Lawyers, however, are human beings first and often, personal feelings and public pressure can interfere in cases that are seen as being overly heinous—the bus rape—or anti-national as in the case of Kasab and the Mumbai blasts allegedly masterminded by fugitive Dawood Ibrahim. Afzal Guru, accused of masterminding the terrorist attack on Parliament, was deprived of his right to effective legal aid. Afzal, with no training in law, had to cross-examine 80 prosecution witnesses by himself against a battery of the country’s top lawyers lined up against him. Seema Gulati and Niraj Bansal, the two legal-aid lawyers appointed to defend him, not only left him to fend for himself but, in fact, during the trial, argued against him in court. The Madras High Court recently discharged a lawyer from a criminal case and ruled that appearing for a Maoist is not a crime. “If a Maoist accused of an offence seeks the professional assistance of a lawyer, it is the lawyer’s duty to defend,” said the Court. It would be pertinent to recall the words of veteran lawyer Ram Jethmalani when he was interviewed by a TV channel about such cases. “I decide according to my conscience who to defend. A lawyer who refuses to defend a person on the grounds that people believe him to be guilty is himself guilty of professional misconduct.” Jethmalani famously defended those accused of assassinating Indira Gandhi and the killers of Rajiv Gandhi, as well as representing underworld don Haji Mastan in court.

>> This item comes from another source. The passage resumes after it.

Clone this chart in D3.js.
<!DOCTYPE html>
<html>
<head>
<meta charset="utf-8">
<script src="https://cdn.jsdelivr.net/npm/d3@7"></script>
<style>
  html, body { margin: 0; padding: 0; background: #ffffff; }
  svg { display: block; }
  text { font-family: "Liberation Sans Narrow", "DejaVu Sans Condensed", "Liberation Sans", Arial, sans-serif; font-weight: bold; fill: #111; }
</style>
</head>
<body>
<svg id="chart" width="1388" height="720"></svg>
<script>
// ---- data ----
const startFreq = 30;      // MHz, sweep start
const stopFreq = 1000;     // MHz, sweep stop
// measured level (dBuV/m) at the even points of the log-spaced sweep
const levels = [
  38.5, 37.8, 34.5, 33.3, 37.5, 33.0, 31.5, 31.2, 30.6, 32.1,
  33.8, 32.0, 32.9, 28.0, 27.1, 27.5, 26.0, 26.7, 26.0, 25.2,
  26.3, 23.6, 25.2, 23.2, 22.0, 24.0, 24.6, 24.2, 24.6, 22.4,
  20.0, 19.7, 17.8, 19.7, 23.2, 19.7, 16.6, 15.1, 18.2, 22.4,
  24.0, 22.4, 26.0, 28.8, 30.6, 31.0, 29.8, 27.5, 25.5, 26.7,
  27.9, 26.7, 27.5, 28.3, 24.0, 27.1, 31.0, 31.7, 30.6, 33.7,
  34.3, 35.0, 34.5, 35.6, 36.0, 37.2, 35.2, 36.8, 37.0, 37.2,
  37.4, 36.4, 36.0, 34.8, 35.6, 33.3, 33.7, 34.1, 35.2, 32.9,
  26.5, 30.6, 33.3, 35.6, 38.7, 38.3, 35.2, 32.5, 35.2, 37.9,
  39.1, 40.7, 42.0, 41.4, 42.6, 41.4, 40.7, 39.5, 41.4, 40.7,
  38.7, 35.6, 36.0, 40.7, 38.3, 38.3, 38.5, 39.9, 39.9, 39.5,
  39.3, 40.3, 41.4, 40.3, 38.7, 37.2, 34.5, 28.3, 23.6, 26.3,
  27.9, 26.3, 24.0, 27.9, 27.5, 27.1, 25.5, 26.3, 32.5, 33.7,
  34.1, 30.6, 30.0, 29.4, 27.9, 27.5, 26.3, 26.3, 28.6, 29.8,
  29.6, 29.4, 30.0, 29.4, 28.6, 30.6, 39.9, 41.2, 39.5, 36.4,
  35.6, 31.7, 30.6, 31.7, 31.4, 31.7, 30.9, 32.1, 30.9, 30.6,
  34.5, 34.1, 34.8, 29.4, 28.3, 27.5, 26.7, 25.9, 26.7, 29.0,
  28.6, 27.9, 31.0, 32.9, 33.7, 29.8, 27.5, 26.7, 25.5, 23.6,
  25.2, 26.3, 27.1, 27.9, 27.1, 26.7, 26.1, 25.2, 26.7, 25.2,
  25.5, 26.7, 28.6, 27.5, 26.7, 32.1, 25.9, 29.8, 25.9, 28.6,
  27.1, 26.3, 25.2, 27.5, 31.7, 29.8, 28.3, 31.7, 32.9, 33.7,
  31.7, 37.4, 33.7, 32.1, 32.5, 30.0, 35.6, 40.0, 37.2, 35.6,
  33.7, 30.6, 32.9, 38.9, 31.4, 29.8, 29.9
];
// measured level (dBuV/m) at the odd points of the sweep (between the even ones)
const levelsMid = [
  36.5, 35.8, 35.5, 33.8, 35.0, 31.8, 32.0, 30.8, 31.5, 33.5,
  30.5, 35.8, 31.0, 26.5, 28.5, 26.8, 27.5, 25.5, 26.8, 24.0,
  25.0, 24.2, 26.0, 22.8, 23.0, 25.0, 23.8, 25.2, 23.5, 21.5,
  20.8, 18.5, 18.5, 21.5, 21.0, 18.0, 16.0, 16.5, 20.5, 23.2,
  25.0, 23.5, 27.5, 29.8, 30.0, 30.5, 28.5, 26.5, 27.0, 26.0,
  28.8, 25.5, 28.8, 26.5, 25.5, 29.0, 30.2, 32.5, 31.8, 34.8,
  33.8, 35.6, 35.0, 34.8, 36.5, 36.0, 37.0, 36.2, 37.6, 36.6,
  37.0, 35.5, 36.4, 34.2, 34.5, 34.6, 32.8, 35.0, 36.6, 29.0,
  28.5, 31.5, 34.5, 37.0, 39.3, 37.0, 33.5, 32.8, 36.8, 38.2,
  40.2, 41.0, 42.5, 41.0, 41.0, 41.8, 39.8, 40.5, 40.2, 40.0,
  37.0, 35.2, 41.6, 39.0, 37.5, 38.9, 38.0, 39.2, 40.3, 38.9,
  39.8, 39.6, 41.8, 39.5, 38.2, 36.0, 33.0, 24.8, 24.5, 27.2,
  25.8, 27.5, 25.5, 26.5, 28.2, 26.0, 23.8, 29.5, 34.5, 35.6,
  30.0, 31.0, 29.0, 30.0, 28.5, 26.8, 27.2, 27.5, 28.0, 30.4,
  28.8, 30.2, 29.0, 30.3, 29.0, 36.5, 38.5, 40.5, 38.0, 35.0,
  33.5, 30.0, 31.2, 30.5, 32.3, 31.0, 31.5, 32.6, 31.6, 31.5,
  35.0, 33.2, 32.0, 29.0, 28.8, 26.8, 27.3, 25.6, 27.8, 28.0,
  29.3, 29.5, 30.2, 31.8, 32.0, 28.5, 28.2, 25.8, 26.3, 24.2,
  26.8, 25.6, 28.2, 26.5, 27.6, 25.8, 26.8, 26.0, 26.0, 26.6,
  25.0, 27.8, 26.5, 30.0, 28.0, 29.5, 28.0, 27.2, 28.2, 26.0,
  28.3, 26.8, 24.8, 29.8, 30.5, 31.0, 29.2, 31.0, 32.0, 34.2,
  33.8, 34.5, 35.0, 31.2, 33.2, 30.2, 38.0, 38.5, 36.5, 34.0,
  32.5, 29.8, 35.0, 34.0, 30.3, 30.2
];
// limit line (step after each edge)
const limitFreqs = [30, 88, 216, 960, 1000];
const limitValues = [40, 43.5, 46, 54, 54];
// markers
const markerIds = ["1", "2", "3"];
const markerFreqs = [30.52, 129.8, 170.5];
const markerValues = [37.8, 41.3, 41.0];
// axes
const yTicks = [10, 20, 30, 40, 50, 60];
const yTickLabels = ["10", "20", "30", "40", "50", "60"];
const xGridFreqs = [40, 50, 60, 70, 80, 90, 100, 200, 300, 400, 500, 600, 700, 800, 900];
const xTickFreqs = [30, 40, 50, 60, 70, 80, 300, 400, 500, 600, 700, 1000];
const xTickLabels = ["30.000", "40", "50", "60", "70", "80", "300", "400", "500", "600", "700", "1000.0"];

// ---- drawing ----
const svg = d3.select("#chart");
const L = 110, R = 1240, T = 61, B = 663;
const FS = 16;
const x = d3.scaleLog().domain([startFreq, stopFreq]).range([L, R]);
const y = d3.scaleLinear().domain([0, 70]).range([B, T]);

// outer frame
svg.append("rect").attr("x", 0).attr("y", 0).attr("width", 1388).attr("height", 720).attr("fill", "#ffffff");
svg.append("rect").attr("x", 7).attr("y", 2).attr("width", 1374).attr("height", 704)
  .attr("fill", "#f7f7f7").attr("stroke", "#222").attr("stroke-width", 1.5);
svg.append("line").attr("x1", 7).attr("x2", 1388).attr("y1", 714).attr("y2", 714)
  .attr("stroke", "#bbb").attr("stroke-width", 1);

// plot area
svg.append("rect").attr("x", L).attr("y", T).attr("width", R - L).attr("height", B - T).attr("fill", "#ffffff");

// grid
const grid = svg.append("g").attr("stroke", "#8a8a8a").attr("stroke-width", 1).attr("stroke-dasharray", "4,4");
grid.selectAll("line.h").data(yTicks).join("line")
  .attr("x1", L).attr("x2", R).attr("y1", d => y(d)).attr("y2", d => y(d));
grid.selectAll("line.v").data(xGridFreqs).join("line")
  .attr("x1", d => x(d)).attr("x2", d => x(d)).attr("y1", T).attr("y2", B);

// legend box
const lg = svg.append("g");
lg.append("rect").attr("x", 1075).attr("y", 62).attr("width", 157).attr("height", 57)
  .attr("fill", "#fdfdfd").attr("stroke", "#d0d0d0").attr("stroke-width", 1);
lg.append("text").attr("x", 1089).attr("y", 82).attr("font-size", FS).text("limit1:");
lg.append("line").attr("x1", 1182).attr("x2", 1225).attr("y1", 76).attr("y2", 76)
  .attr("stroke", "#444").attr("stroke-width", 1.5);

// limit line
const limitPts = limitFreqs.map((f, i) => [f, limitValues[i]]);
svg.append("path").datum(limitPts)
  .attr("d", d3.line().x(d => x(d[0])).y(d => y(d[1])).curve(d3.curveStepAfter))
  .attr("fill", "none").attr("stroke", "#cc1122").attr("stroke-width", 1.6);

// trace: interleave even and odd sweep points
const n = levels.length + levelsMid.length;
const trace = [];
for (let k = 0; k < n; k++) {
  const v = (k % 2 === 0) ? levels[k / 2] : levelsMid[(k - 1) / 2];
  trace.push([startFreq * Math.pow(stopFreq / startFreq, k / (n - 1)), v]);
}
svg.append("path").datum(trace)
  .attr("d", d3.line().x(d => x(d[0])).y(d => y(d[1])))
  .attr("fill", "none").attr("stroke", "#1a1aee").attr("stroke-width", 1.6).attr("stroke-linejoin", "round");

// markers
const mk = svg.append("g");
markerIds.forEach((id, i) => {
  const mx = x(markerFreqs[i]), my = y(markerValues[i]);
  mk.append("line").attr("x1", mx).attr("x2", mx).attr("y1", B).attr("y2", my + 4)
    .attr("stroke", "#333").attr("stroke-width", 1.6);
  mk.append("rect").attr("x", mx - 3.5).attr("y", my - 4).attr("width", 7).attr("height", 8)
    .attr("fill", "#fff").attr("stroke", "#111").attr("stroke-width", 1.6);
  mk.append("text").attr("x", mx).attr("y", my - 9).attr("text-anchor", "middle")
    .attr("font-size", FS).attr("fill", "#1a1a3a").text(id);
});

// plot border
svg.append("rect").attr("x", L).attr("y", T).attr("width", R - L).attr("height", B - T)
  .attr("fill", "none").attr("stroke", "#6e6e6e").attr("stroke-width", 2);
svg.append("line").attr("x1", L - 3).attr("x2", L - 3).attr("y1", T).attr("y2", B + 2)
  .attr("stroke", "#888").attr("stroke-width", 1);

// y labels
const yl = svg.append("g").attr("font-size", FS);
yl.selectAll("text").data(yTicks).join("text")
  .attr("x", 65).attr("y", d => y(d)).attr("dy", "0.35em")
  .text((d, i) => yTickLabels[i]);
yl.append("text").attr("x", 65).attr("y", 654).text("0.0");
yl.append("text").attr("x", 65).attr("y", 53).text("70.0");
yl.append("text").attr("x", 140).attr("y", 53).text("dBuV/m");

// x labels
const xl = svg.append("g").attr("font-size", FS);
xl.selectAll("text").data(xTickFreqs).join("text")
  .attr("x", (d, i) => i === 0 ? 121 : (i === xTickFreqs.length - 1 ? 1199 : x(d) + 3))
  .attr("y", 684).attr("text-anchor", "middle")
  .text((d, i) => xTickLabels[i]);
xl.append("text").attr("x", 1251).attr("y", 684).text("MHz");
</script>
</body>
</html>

The rule generally followed in Indian courts is what is called the “Cab Rank Rule”. This, simply put, states that a lawyer cannot deny any person legal assistance who approaches him or her. The logic is that the services of a lawyer should be akin to that of a cab driver at the head of a queue of taxi-cabs who is supposed to take the first passenger requesting a ride. The “Cab Rank Rule” finds mention in the Bar Council of India Rules. The inherent logic behind providing representation to every person is based on the standard rule of thumb that every person is presumed innocent until proven guilty. If a person is not provided legal representation and is not allowed to present his case in the court of law, then his right to fair hearing is impeded and the entire judicial system suffers as a result.

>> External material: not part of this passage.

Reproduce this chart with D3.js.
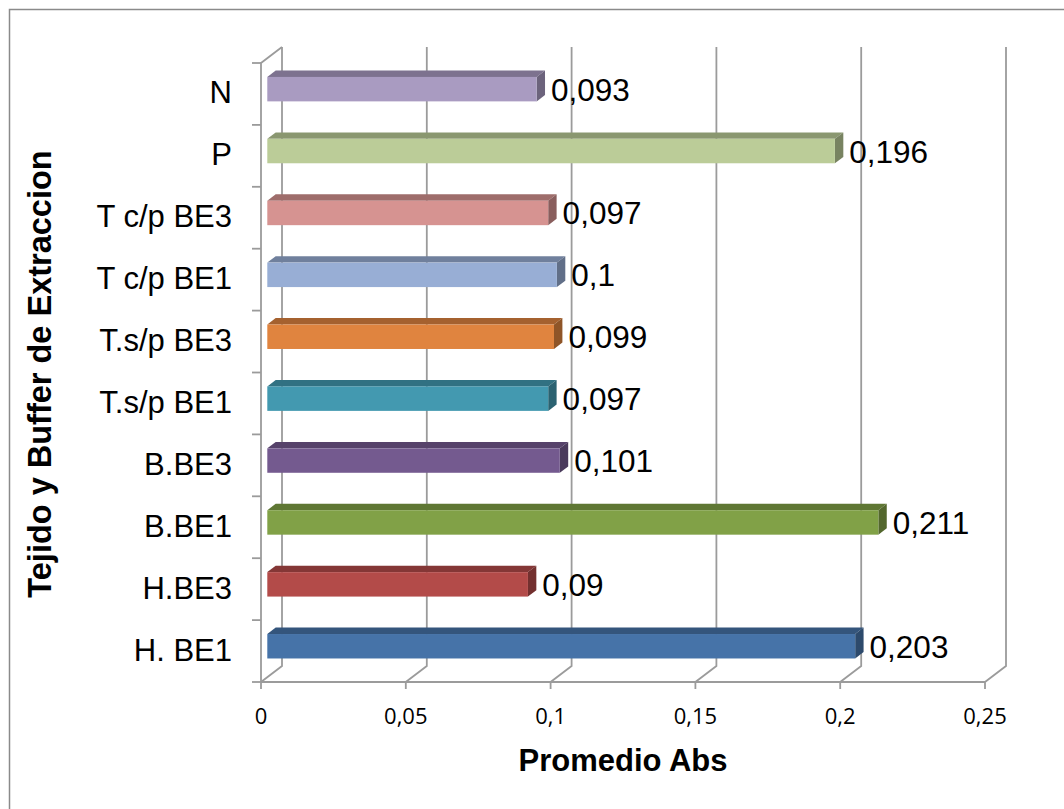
<!DOCTYPE html>
<html>
<head>
<meta charset="utf-8">
<script src="https://cdn.jsdelivr.net/npm/d3@7"></script>
<style>
  html, body { margin: 0; padding: 0; background: #fff; }
  svg { display: block; }
</style>
</head>
<body>
<svg id="chart" width="1064" height="809"></svg>
<script>
// Absorbance averages per tissue / extraction buffer
const categories = ["H. BE1", "H.BE3", "B.BE1", "B.BE3", "T.s/p BE1", "T.s/p BE3", "T c/p BE1", "T c/p BE3", "P", "N"];
const values = [0.203, 0.09, 0.211, 0.101, 0.097, 0.099, 0.1, 0.097, 0.196, 0.093];
const valueLabels = ["0,203", "0,09", "0,211", "0,101", "0,097", "0,099", "0,1", "0,097", "0,196", "0,093"];
const barColors = ["#4673A8", "#B34B49", "#81A147", "#745A8F", "#4399B0", "#E0843F", "#98AED5", "#D69391", "#BBCC98", "#A99BC1"];
const xTicks = [0, 0.05, 0.1, 0.15, 0.2, 0.25];
const xTickLabels = ["0", "0,05", "0,1", "0,15", "0,2", "0,25"];
const xTitle = "Promedio Abs";
const yTitle = "Tejido y Buffer de Extraccion";

const svg = d3.select("#chart");

// Plot box: front plane of the 3D frame plus a depth offset for the back wall
const front = { left: 261, right: 985, top: 63, bottom: 682 };
const depth = { dx: 21, dy: -16 };
const barDepth0 = 0.3, barDepth1 = 0.7;   // bars sit in the middle of the depth
const gridColor = "#9B9B9B";

const x = d3.scaleLinear().domain([0, 0.25]).range([front.left, front.right]);
const y = d3.scaleBand()
  .domain(categories.slice().reverse())
  .range([front.top, front.bottom])
  .paddingInner(0.605)
  .paddingOuter(0.3025);
const yEdge = d3.scaleBand().domain(categories.slice().reverse()).range([front.top, front.bottom]);

// Outer chart border
svg.append("rect")
  .attr("x", 9.5).attr("y", 9.5)
  .attr("width", 1100).attr("height", 900)
  .attr("fill", "none").attr("stroke", "#8A8A8A").attr("stroke-width", 1.5);

const frame = svg.append("g").attr("fill", "none").attr("stroke", gridColor).attr("stroke-width", 1.8);

// Back wall gridlines with their floor segments and ticks
xTicks.forEach(t => {
  const xf = x(t), xb = x(t) + depth.dx;
  frame.append("path").attr("d",
    `M${xb},${front.top + depth.dy}L${xb},${front.bottom + depth.dy}L${xf},${front.bottom}L${xf},${front.bottom + 7}`);
});

// Floor front edge
frame.append("line")
  .attr("x1", front.left).attr("x2", front.right)
  .attr("y1", front.bottom).attr("y2", front.bottom);

// Left wall: front edge, top edge, category ticks
frame.append("path").attr("d",
  `M${front.left},${front.bottom}L${front.left},${front.top}L${front.left + depth.dx},${front.top + depth.dy}`);
const edges = categories.slice().reverse().map(c => yEdge(c)).concat([front.bottom]);
edges.forEach(e => {
  frame.append("line")
    .attr("x1", front.left - 9).attr("x2", front.left)
    .attr("y1", e).attr("y2", e);
});

// Bars as 3D boxes: front face, top face, right side face
const bx = depth.dx * barDepth0, by = depth.dy * barDepth0;
const bdx = depth.dx * (barDepth1 - barDepth0), bdy = depth.dy * (barDepth1 - barDepth0);

const bars = svg.append("g");
categories.forEach((c, i) => {
  const v = values[i];
  const col = d3.color(barColors[i]);
  const x0 = x(0) + bx, x1 = x(v) + bx;
  const y0 = y(c) + by, y1 = y(c) + y.bandwidth() + by;
  const g = bars.append("g");
  g.append("path")
    .attr("d", `M${x0},${y0}L${x0 + bdx},${y0 + bdy}L${x1 + bdx},${y0 + bdy}L${x1},${y0}Z`)
    .attr("fill", col.darker(0.85));
  g.append("path")
    .attr("d", `M${x1},${y0}L${x1 + bdx},${y0 + bdy}L${x1 + bdx},${y1 + bdy}L${x1},${y1}Z`)
    .attr("fill", col.darker(1.25));
  g.append("rect")
    .attr("x", x0).attr("y", y0)
    .attr("width", x1 - x0).attr("height", y1 - y0)
    .attr("fill", col);

  // Value label
  svg.append("text")
    .attr("x", x1 + bdx + 6)
    .attr("y", (y0 + y1) / 2 + 11.5)
    .attr("font-family", "Liberation Sans, Arial, sans-serif")
    .attr("font-size", 31.5)
    .attr("fill", "#000")
    .text(valueLabels[i]);
});

// Category labels
svg.append("g").selectAll("text").data(categories).join("text")
  .attr("x", 232)
  .attr("y", d => y(d) + y.bandwidth() / 2 + 9.5)
  .attr("text-anchor", "end")
  .attr("font-family", "Liberation Sans, Arial, sans-serif")
  .attr("font-size", 31)
  .attr("fill", "#000")
  .text(d => d);

// Value axis tick labels
svg.append("g").selectAll("text").data(xTicks).join("text")
  .attr("x", d => x(d))
  .attr("y", 724)
  .attr("text-anchor", "middle")
  .attr("font-family", "Open Sans, sans-serif")
  .attr("font-size", 22)
  .attr("fill", "#000")
  .text((d, i) => xTickLabels[i]);

// Axis titles
svg.append("text")
  .attr("x", 623).attr("y", 771)
  .attr("text-anchor", "middle")
  .attr("font-family", "Liberation Sans, Arial, sans-serif")
  .attr("font-weight", "bold")
  .attr("font-size", 31)
  .text(xTitle);

svg.append("text")
  .attr("transform", "translate(51,374) rotate(-90)")
  .attr("text-anchor", "middle")
  .attr("font-family", "Liberation Sans, Arial, sans-serif")
  .attr("font-weight", "bold")
  .attr("font-size", 32.5)
  .text(yTitle);
</script>
</body>
</html>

This tendency of Bar Associations to pass such resolutions preventing their members from representing a particular accused is a fairly recent phenomenon. India, in fact, has a sterling history of lawyers defending those accused of the most heinous crimes, including Nathuram Godse, who was given fair representation for the assassination of Mahatma Gandhi, and those accused of killing former prime ministers Indira Gandhi and her son, Rajiv. The dilemma facing lawyers is that despite the Supreme Court and various high courts striking down such resolutions, lawyers who agree to represent the accused in high-profile cases are generally treated shabbily by their Bar colleagues as if they were criminals themselves. The classic case was legendary American lawyer Clarence Darrow who was strongly of the view that every accused, no matter how wicked, loathsome, vile or repulsive he may be regarded by society, had the right to be defended in court and correspondingly it was the duty of the lawyer to defend. His defence in various trials of mass murderers and serial rapists made him known in America as the “Attorney for the Damned”.